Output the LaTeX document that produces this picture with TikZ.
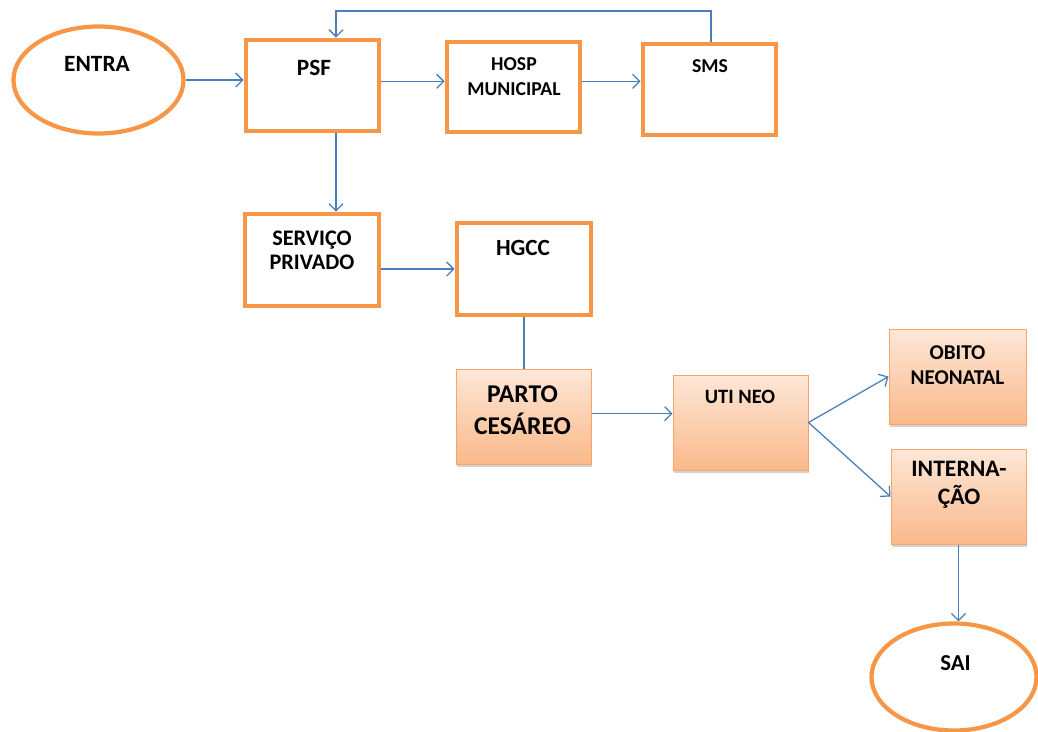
\documentclass[tikz,border=0pt]{standalone}
\usepackage{fontspec}
\setmainfont{Carlito}
\usetikzlibrary{arrows.meta,fit,shapes.geometric,shadows}
\definecolor{orng}{HTML}{F79646}
\definecolor{arrblue}{HTML}{4A7EBB}
\definecolor{ftop}{HTML}{FDE7D7}
\definecolor{fbot}{HTML}{FAB98A}
\definecolor{fedge}{HTML}{F8A466}
\begin{document}
\begin{tikzpicture}[x=0.025cm,y=-0.025cm,
  obox/.style={draw=orng,line width=3.5pt,inner sep=0pt,fill=white},
  fbox/.style={draw=fedge,line width=0.7pt,inner sep=0pt,top color=ftop,bottom color=fbot,
    drop shadow={shadow xshift=0.5pt,shadow yshift=-1.8pt,opacity=0.35}},
  oell/.style={ellipse,draw=orng,line width=3pt,inner sep=0pt,fill=white},
  lbl/.style={align=center,inner sep=0pt,text=black},
  fs/.style n args={2}{font={\fontsize{#1}{#2}\selectfont\bfseries}},
  arr/.style={draw=arrblue,line width=0.9pt,-{Straight Barb[length=5pt,width=10pt]}},
  lnk/.style={draw=arrblue,line width=0.9pt}]
\useasboundingbox (0,0) rectangle (1038,731);

% ellipses
\node[oell,minimum width=4.25cm,minimum height=2.675cm] (entra) at (98.5,80) {};
\node[oell,minimum width=4.125cm,minimum height=2.675cm] (sai) at (954,677) {};

% outlined boxes
\node[obox,fit={(246,40) (379,131)}] (psf) {};
\node[obox,fit={(447,42) (580,132)}] (hosp) {};
\node[obox,fit={(643,44) (776,135)}] (sms) {};
\node[obox,fit={(245,214) (379,306)}] (serv) {};
\node[obox,fit={(457,223) (591,315)}] (hgcc) {};

% filled boxes
\node[fbox,fit={(456,369) (591,464)}] (parto) {};
\node[fbox,fit={(673,375) (808,470)}] (uti) {};
\node[fbox,fit={(889,329) (1026,424)}] (obito) {};
\node[fbox,fit={(891,449) (1026,544)}] (intern) {};

% labels
\node[lbl,fs={16.6}{20}] (entraT) at (97,64) {ENTRA};
\node[lbl,fs={16.6}{20}] (psfT) at (314,67.5) {PSF};
\node[lbl,fs={14}{17.7}] (hospT) at (514,76.5) {HOSP\\MUNICIPAL};
\node[lbl,fs={14}{17}] (smsT) at (710,66) {SMS};
\node[lbl,fs={15.8}{17}] (servT) at (312,250) {SERVIÇO\\PRIVADO};
\node[lbl,fs={16.5}{20}] (hgccT) at (523,247.5) {HGCC};
\node[lbl,fs={18.2}{22.7}] (partoT) at (522.5,410) {PARTO\\CESÁREO};
\node[lbl,fs={14.5}{17}] (utiT) at (740,396.5) {UTI NEO};
\node[lbl,fs={15}{17.7}] (obitoT) at (957.5,365.5) {OBITO\\NEONATAL};
\node[lbl,fs={16.8}{19.9}] (internT) at (959,485) {INTERNA-\\ÇÃO};
\node[lbl,fs={16.2}{19}] (saiT) at (955.5,663) {SAI};

% connectors
\coordinate (top) at (336,11);
\draw[arr] (entra.east) -- (entra.east -| psf.west);
\draw[arr] ([yshift=3pt]psf.east) -- ([yshift=3pt]psf.east -| hosp.west);
\draw[arr] ([yshift=4pt]hosp.east) -- ([yshift=4pt]hosp.east -| sms.west);
\draw[arr] ([xshift=1pt]sms.north) |- (top) -- (top |- psf.north);
\draw[arr] (top |- psf.south) -- (top |- serv.north);
\draw[arr] (hgcc.west -| serv.east) -- (hgcc.west);
\draw[lnk] (hgcc.south) -- (hgcc.south |- parto.north);
\draw[arr] ([yshift=2pt]parto.east) -- ([yshift=2pt]parto.east -| uti.west);
\draw[arr] (uti.east) -- (obito.west);
\draw[arr] (uti.east) -- (intern.west);
\draw[arr] (intern.south) -- (intern.south |- sai.north);
\end{tikzpicture}
\end{document}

• [Problem details] Repeat the data in full and exactly. Omit pictures.

• [Expected answer]
Output the LaTeX document that produces this picture with TikZ.
\documentclass[tikz,border=0pt]{standalone}
\usepackage{fontspec}
\setmainfont{Carlito}
\usetikzlibrary{arrows.meta,fit,shapes.geometric,shadows}
\definecolor{orng}{HTML}{F79646}
\definecolor{arrblue}{HTML}{4A7EBB}
\definecolor{ftop}{HTML}{FDE7D7}
\definecolor{fbot}{HTML}{FAB98A}
\definecolor{fedge}{HTML}{F8A466}
\begin{document}
\begin{tikzpicture}[x=0.025cm,y=-0.025cm,
  obox/.style={draw=orng,line width=3.5pt,inner sep=0pt,fill=white},
  fbox/.style={draw=fedge,line width=0.7pt,inner sep=0pt,top color=ftop,bottom color=fbot,
    drop shadow={shadow xshift=0.5pt,shadow yshift=-1.8pt,opacity=0.35}},
  oell/.style={ellipse,draw=orng,line width=3pt,inner sep=0pt,fill=white},
  lbl/.style={align=center,inner sep=0pt,text=black},
  fs/.style n args={2}{font={\fontsize{#1}{#2}\selectfont\bfseries}},
  arr/.style={draw=arrblue,line width=0.9pt,-{Straight Barb[length=5pt,width=10pt]}},
  lnk/.style={draw=arrblue,line width=0.9pt}]
\useasboundingbox (0,0) rectangle (1038,731);

% ellipses
\node[oell,minimum width=4.25cm,minimum height=2.675cm] (entra) at (98.5,80) {};
\node[oell,minimum width=4.125cm,minimum height=2.675cm] (sai) at (954,677) {};

% outlined boxes
\node[obox,fit={(246,40) (379,131)}] (psf) {};
\node[obox,fit={(447,42) (580,132)}] (hosp) {};
\node[obox,fit={(643,44) (776,135)}] (sms) {};
\node[obox,fit={(245,214) (379,306)}] (serv) {};
\node[obox,fit={(457,223) (591,315)}] (hgcc) {};

% filled boxes
\node[fbox,fit={(456,369) (591,464)}] (parto) {};
\node[fbox,fit={(673,375) (808,470)}] (uti) {};
\node[fbox,fit={(889,329) (1026,424)}] (obito) {};
\node[fbox,fit={(891,449) (1026,544)}] (intern) {};

% labels
\node[lbl,fs={16.6}{20}] (entraT) at (97,64) {ENTRA};
\node[lbl,fs={16.6}{20}] (psfT) at (314,67.5) {PSF};
\node[lbl,fs={14}{17.7}] (hospT) at (514,76.5) {HOSP\\MUNICIPAL};
\node[lbl,fs={14}{17}] (smsT) at (710,66) {SMS};
\node[lbl,fs={15.8}{17}] (servT) at (312,250) {SERVIÇO\\PRIVADO};
\node[lbl,fs={16.5}{20}] (hgccT) at (523,247.5) {HGCC};
\node[lbl,fs={18.2}{22.7}] (partoT) at (522.5,410) {PARTO\\CESÁREO};
\node[lbl,fs={14.5}{17}] (utiT) at (740,396.5) {UTI NEO};
\node[lbl,fs={15}{17.7}] (obitoT) at (957.5,365.5) {OBITO\\NEONATAL};
\node[lbl,fs={16.8}{19.9}] (internT) at (959,485) {INTERNA-\\ÇÃO};
\node[lbl,fs={16.2}{19}] (saiT) at (955.5,663) {SAI};

% connectors
\coordinate (top) at (336,11);
\draw[arr] (entra.east) -- (entra.east -| psf.west);
\draw[arr] ([yshift=3pt]psf.east) -- ([yshift=3pt]psf.east -| hosp.west);
\draw[arr] ([yshift=4pt]hosp.east) -- ([yshift=4pt]hosp.east -| sms.west);
\draw[arr] ([xshift=1pt]sms.north) |- (top) -- (top |- psf.north);
\draw[arr] (top |- psf.south) -- (top |- serv.north);
\draw[arr] (hgcc.west -| serv.east) -- (hgcc.west);
\draw[lnk] (hgcc.south) -- (hgcc.south |- parto.north);
\draw[arr] ([yshift=2pt]parto.east) -- ([yshift=2pt]parto.east -| uti.west);
\draw[arr] (uti.east) -- (obito.west);
\draw[arr] (uti.east) -- (intern.west);
\draw[arr] (intern.south) -- (intern.south |- sai.north);
\end{tikzpicture}
\end{document}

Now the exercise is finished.